From the first line of the data below, copy each line up to the one containing "ax.set_xticklabels(x_tick_labels)", and include that line too.

________________________

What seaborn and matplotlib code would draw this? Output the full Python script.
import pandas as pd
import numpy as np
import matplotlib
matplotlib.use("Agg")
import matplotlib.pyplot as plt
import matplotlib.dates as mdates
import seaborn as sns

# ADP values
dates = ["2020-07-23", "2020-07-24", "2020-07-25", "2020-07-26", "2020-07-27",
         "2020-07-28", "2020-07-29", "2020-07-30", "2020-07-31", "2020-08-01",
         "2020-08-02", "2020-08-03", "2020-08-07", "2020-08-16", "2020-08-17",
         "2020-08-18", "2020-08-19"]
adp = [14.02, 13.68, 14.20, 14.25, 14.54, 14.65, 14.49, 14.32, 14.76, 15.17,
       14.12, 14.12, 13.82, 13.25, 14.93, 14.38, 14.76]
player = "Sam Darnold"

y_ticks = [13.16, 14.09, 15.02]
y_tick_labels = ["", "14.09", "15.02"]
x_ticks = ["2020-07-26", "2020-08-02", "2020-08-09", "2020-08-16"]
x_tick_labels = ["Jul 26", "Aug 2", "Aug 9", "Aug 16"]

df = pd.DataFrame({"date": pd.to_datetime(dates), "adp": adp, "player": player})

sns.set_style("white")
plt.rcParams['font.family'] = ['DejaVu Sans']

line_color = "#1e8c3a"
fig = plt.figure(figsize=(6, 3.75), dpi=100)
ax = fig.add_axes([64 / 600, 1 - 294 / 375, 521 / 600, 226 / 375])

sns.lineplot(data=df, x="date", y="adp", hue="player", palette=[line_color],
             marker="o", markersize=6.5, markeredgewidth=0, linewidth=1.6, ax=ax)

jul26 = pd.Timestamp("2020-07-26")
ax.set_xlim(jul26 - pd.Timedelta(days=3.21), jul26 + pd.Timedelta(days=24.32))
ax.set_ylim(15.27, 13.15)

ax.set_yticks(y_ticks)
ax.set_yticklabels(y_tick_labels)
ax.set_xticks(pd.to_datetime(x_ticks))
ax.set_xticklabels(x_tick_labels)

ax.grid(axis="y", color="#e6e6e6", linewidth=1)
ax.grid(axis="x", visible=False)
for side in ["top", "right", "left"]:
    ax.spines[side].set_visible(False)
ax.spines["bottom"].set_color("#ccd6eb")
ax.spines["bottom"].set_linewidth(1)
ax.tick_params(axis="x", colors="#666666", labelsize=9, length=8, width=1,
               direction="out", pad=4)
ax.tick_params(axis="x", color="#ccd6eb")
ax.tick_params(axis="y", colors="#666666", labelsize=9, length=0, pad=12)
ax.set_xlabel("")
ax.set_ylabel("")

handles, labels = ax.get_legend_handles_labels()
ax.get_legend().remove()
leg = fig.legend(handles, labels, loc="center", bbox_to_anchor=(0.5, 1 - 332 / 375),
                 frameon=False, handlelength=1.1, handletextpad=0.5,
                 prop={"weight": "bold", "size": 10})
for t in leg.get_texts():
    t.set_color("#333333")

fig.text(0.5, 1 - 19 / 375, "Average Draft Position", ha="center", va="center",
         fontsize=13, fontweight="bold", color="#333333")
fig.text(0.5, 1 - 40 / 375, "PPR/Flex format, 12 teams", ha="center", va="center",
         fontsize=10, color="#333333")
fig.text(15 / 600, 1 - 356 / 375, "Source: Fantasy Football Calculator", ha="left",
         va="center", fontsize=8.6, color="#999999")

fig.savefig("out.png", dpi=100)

________________________

### Expected output
What seaborn and matplotlib code would draw this? Output the full Python script.
import pandas as pd
import numpy as np
import matplotlib
matplotlib.use("Agg")
import matplotlib.pyplot as plt
import matplotlib.dates as mdates
import seaborn as sns

# ADP values
dates = ["2020-07-23", "2020-07-24", "2020-07-25", "2020-07-26", "2020-07-27",
         "2020-07-28", "2020-07-29", "2020-07-30", "2020-07-31", "2020-08-01",
         "2020-08-02", "2020-08-03", "2020-08-07", "2020-08-16", "2020-08-17",
         "2020-08-18", "2020-08-19"]
adp = [14.02, 13.68, 14.20, 14.25, 14.54, 14.65, 14.49, 14.32, 14.76, 15.17,
       14.12, 14.12, 13.82, 13.25, 14.93, 14.38, 14.76]
player = "Sam Darnold"

y_ticks = [13.16, 14.09, 15.02]
y_tick_labels = ["", "14.09", "15.02"]
x_ticks = ["2020-07-26", "2020-08-02", "2020-08-09", "2020-08-16"]
x_tick_labels = ["Jul 26", "Aug 2", "Aug 9", "Aug 16"]

df = pd.DataFrame({"date": pd.to_datetime(dates), "adp": adp, "player": player})

sns.set_style("white")
plt.rcParams['font.family'] = ['DejaVu Sans']

line_color = "#1e8c3a"
fig = plt.figure(figsize=(6, 3.75), dpi=100)
ax = fig.add_axes([64 / 600, 1 - 294 / 375, 521 / 600, 226 / 375])

sns.lineplot(data=df, x="date", y="adp", hue="player", palette=[line_color],
             marker="o", markersize=6.5, markeredgewidth=0, linewidth=1.6, ax=ax)

jul26 = pd.Timestamp("2020-07-26")
ax.set_xlim(jul26 - pd.Timedelta(days=3.21), jul26 + pd.Timedelta(days=24.32))
ax.set_ylim(15.27, 13.15)

ax.set_yticks(y_ticks)
ax.set_yticklabels(y_tick_labels)
ax.set_xticks(pd.to_datetime(x_ticks))
ax.set_xticklabels(x_tick_labels)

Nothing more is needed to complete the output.